I have learned over the years that my thoughts can run to mayhem, and work against my logical thoughts because I have a mental illness, Bipolar. Letting my thoughts run riot brings upheaval and eventually great pain. So I have to be quite disciplined with my mind. This blog helps me no end because I can write here and keep my mind gainfully employed. I can use my imagination and hopefully write things that other people want to read.
I don’t know if this counts as being alone in my head.
I am like every person in the world and I have negative self talk. This particularly affects me the most. You know the little demon that keeps reminding you, you are not good enough, that you can’t do it or perhaps you will fail. Oh that little charmer is definitely in my head causing mayhem.
Therefore, I must be vigilant and crush that particularly wicked part of me. So what do I do when I am alone? That’s easy, I take stock. I like to look back on my day and consider if I have done things correctly, if I have done my best. If the answer is no, I consider ways I could make it better. I don’t mean being super critical, just seeing little gentle things I could do to improve myself. If I am writing my books I look at the direction of it and consider if I took full advantage of a scene.
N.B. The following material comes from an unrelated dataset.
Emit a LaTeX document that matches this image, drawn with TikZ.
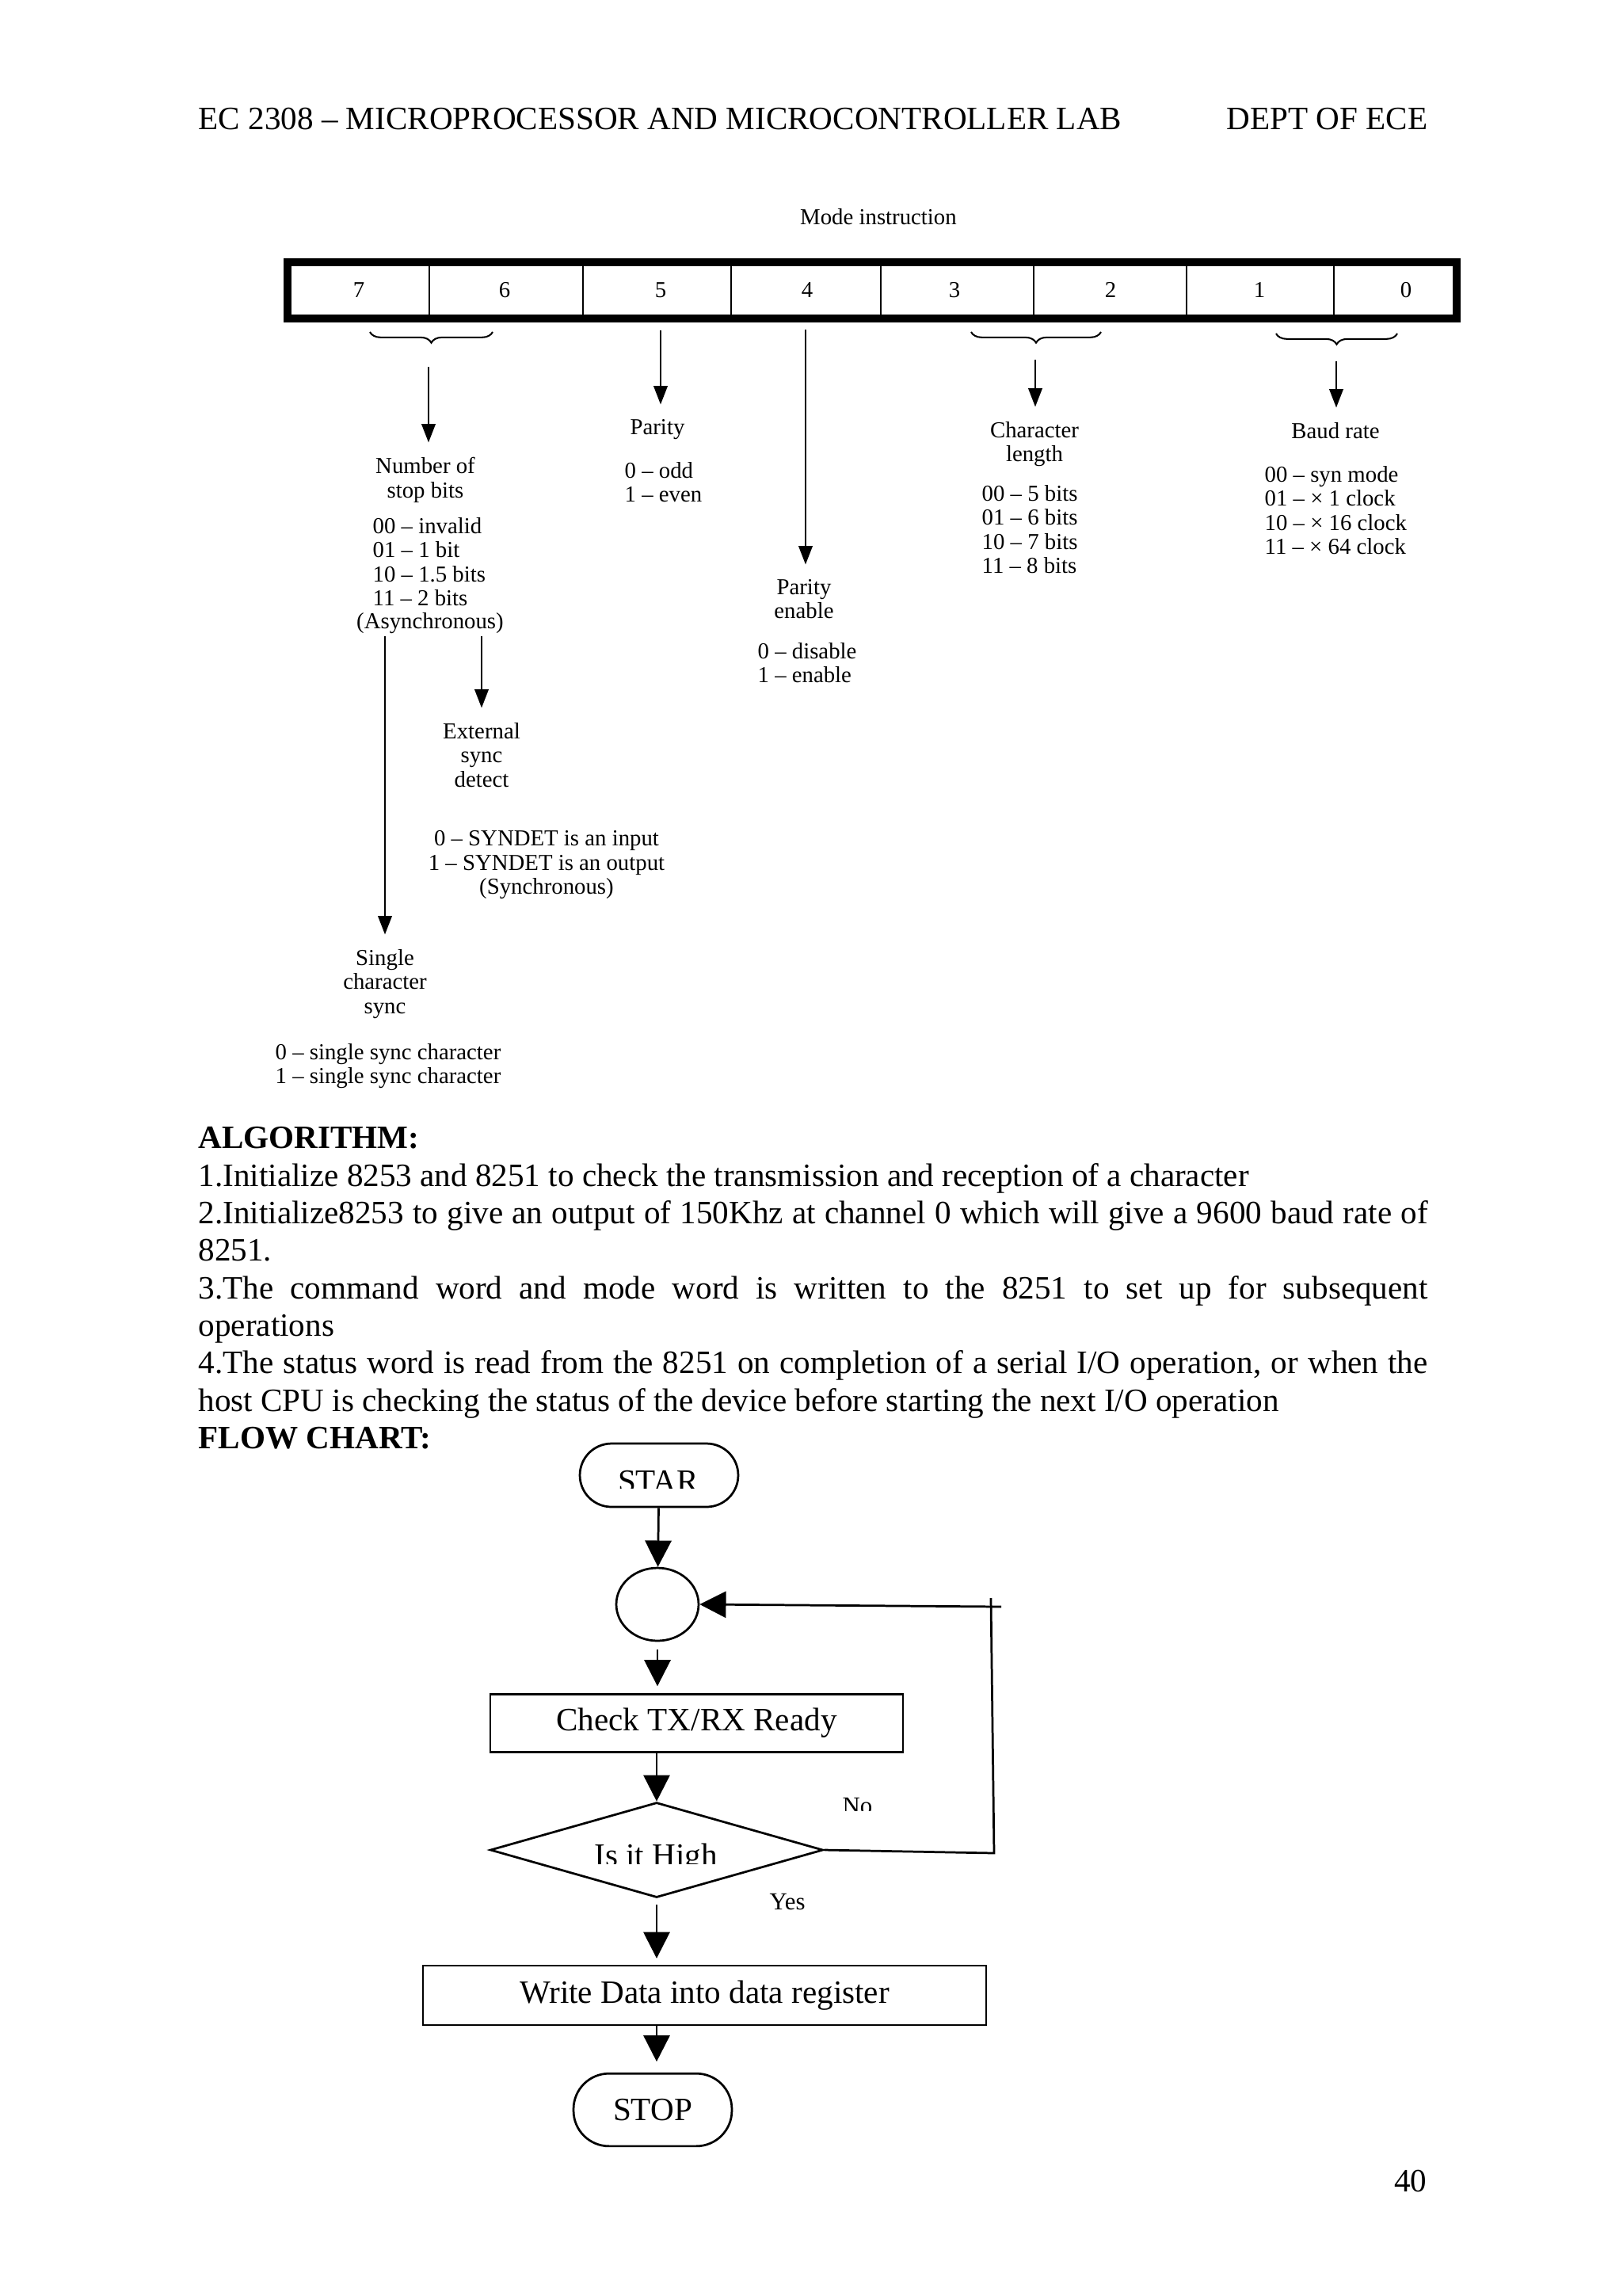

I never have to dissect S. and my sex life. We both turn ourselves into being sexual creatures, living in the moment without barriers. The experience is all consuming and just as it should be. Do I lay awake at night and try to think of ways to make that better? I don’t. I can trust my body to make it’s feelings known within that moment. So what do I think about when I am alone? I think about the state of this planet and consider its place in the universe. I think of unicorns and wonder if they poop glitter. I think about the poor of the world and wonder if I can help even just one. I can see kangaroos bounding across the red sand earth of the outback. I think about war and how many lives have to be sacrificed to feed that particular beast.
My mind is a complicated place of sanity, insanity and a mental playground. There is knowledge of other people in there but the space is my own. There is no room for other people’s beasts. In there I am alone.